### WHAT NEEDS TO BE DONE:
Transcribe the material in full. Nothing should differ except that the pictures are left out.

[Start SOURCE MATERIAL]

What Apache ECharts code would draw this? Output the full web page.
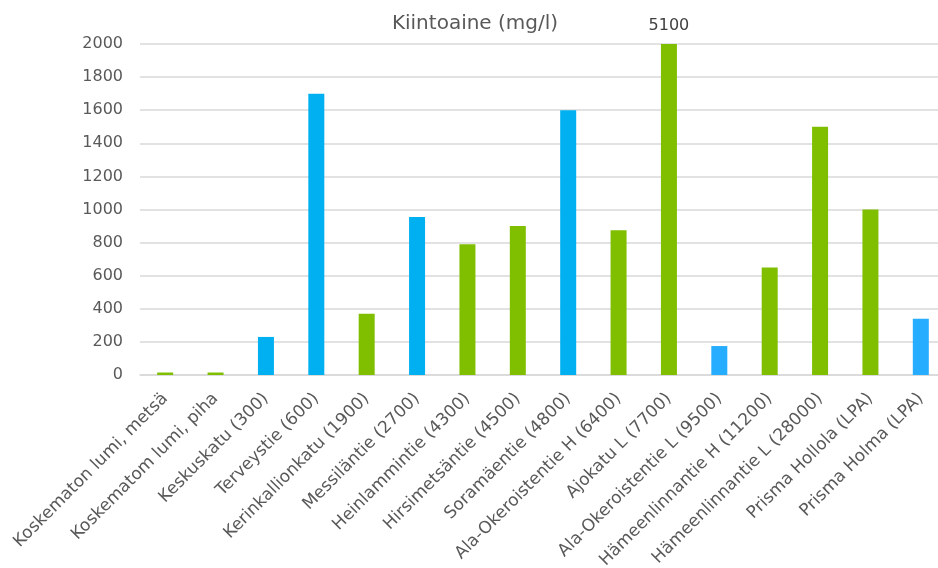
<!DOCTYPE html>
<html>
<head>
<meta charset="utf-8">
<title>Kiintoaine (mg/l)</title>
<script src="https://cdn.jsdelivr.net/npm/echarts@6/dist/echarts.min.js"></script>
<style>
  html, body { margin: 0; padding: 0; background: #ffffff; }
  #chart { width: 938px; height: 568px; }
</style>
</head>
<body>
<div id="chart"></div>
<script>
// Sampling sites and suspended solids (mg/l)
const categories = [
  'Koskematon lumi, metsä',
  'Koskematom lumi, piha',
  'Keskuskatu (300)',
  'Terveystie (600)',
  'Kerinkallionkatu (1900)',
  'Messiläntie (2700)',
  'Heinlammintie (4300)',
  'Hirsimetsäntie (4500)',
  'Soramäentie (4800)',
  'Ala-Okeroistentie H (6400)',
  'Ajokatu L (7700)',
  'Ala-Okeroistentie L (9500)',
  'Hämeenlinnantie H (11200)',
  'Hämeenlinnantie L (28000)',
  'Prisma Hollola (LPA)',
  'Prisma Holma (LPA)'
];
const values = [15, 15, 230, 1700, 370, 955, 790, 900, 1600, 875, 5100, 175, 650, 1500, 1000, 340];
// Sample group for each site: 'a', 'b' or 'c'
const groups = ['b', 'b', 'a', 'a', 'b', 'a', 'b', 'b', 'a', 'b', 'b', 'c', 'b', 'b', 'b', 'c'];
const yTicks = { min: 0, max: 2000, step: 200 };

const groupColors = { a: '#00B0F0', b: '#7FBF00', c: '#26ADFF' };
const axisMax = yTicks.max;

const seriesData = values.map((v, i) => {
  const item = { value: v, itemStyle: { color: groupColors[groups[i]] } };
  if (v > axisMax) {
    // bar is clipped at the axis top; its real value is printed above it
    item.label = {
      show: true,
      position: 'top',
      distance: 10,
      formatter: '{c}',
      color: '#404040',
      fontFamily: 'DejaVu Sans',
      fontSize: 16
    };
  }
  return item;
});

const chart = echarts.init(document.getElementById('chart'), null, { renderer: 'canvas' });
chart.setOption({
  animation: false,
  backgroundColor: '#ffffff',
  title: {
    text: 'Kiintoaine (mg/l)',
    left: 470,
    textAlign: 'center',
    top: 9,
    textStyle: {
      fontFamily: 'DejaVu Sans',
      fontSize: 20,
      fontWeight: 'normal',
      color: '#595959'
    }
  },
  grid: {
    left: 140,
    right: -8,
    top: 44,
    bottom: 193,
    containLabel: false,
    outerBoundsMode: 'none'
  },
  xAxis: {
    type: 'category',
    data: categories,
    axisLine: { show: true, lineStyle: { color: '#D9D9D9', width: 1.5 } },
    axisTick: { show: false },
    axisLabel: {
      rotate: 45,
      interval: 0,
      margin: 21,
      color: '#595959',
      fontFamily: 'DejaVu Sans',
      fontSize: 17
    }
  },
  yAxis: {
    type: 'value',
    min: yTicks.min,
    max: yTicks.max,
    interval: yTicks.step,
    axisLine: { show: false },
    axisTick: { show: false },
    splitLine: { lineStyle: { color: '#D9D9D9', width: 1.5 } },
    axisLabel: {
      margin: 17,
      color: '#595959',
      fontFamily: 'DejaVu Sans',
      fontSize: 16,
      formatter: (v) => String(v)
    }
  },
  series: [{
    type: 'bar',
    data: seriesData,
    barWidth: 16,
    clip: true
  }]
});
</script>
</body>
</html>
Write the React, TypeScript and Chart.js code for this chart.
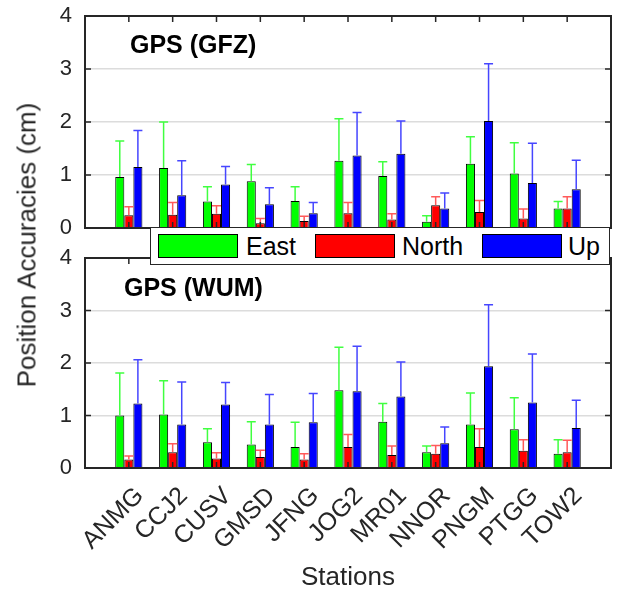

[End SOURCE MATERIAL]

### FINAL ANSWER:
What Apache ECharts code would draw this? Output the full web page.
<!DOCTYPE html>
<html>
<head>
<meta charset="utf-8">
<title>Kiintoaine (mg/l)</title>
<script src="https://cdn.jsdelivr.net/npm/echarts@6/dist/echarts.min.js"></script>
<style>
  html, body { margin: 0; padding: 0; background: #ffffff; }
  #chart { width: 938px; height: 568px; }
</style>
</head>
<body>
<div id="chart"></div>
<script>
// Sampling sites and suspended solids (mg/l)
const categories = [
  'Koskematon lumi, metsä',
  'Koskematom lumi, piha',
  'Keskuskatu (300)',
  'Terveystie (600)',
  'Kerinkallionkatu (1900)',
  'Messiläntie (2700)',
  'Heinlammintie (4300)',
  'Hirsimetsäntie (4500)',
  'Soramäentie (4800)',
  'Ala-Okeroistentie H (6400)',
  'Ajokatu L (7700)',
  'Ala-Okeroistentie L (9500)',
  'Hämeenlinnantie H (11200)',
  'Hämeenlinnantie L (28000)',
  'Prisma Hollola (LPA)',
  'Prisma Holma (LPA)'
];
const values = [15, 15, 230, 1700, 370, 955, 790, 900, 1600, 875, 5100, 175, 650, 1500, 1000, 340];
// Sample group for each site: 'a', 'b' or 'c'
const groups = ['b', 'b', 'a', 'a', 'b', 'a', 'b', 'b', 'a', 'b', 'b', 'c', 'b', 'b', 'b', 'c'];
const yTicks = { min: 0, max: 2000, step: 200 };

const groupColors = { a: '#00B0F0', b: '#7FBF00', c: '#26ADFF' };
const axisMax = yTicks.max;

const seriesData = values.map((v, i) => {
  const item = { value: v, itemStyle: { color: groupColors[groups[i]] } };
  if (v > axisMax) {
    // bar is clipped at the axis top; its real value is printed above it
    item.label = {
      show: true,
      position: 'top',
      distance: 10,
      formatter: '{c}',
      color: '#404040',
      fontFamily: 'DejaVu Sans',
      fontSize: 16
    };
  }
  return item;
});

const chart = echarts.init(document.getElementById('chart'), null, { renderer: 'canvas' });
chart.setOption({
  animation: false,
  backgroundColor: '#ffffff',
  title: {
    text: 'Kiintoaine (mg/l)',
    left: 470,
    textAlign: 'center',
    top: 9,
    textStyle: {
      fontFamily: 'DejaVu Sans',
      fontSize: 20,
      fontWeight: 'normal',
      color: '#595959'
    }
  },
  grid: {
    left: 140,
    right: -8,
    top: 44,
    bottom: 193,
    containLabel: false,
    outerBoundsMode: 'none'
  },
  xAxis: {
    type: 'category',
    data: categories,
    axisLine: { show: true, lineStyle: { color: '#D9D9D9', width: 1.5 } },
    axisTick: { show: false },
    axisLabel: {
      rotate: 45,
      interval: 0,
      margin: 21,
      color: '#595959',
      fontFamily: 'DejaVu Sans',
      fontSize: 17
    }
  },
  yAxis: {
    type: 'value',
    min: yTicks.min,
    max: yTicks.max,
    interval: yTicks.step,
    axisLine: { show: false },
    axisTick: { show: false },
    splitLine: { lineStyle: { color: '#D9D9D9', width: 1.5 } },
    axisLabel: {
      margin: 17,
      color: '#595959',
      fontFamily: 'DejaVu Sans',
      fontSize: 16,
      formatter: (v) => String(v)
    }
  },
  series: [{
    type: 'bar',
    data: seriesData,
    barWidth: 16,
    clip: true
  }]
});
</script>
</body>
</html>
Write the React, TypeScript and Chart.js code for this chart.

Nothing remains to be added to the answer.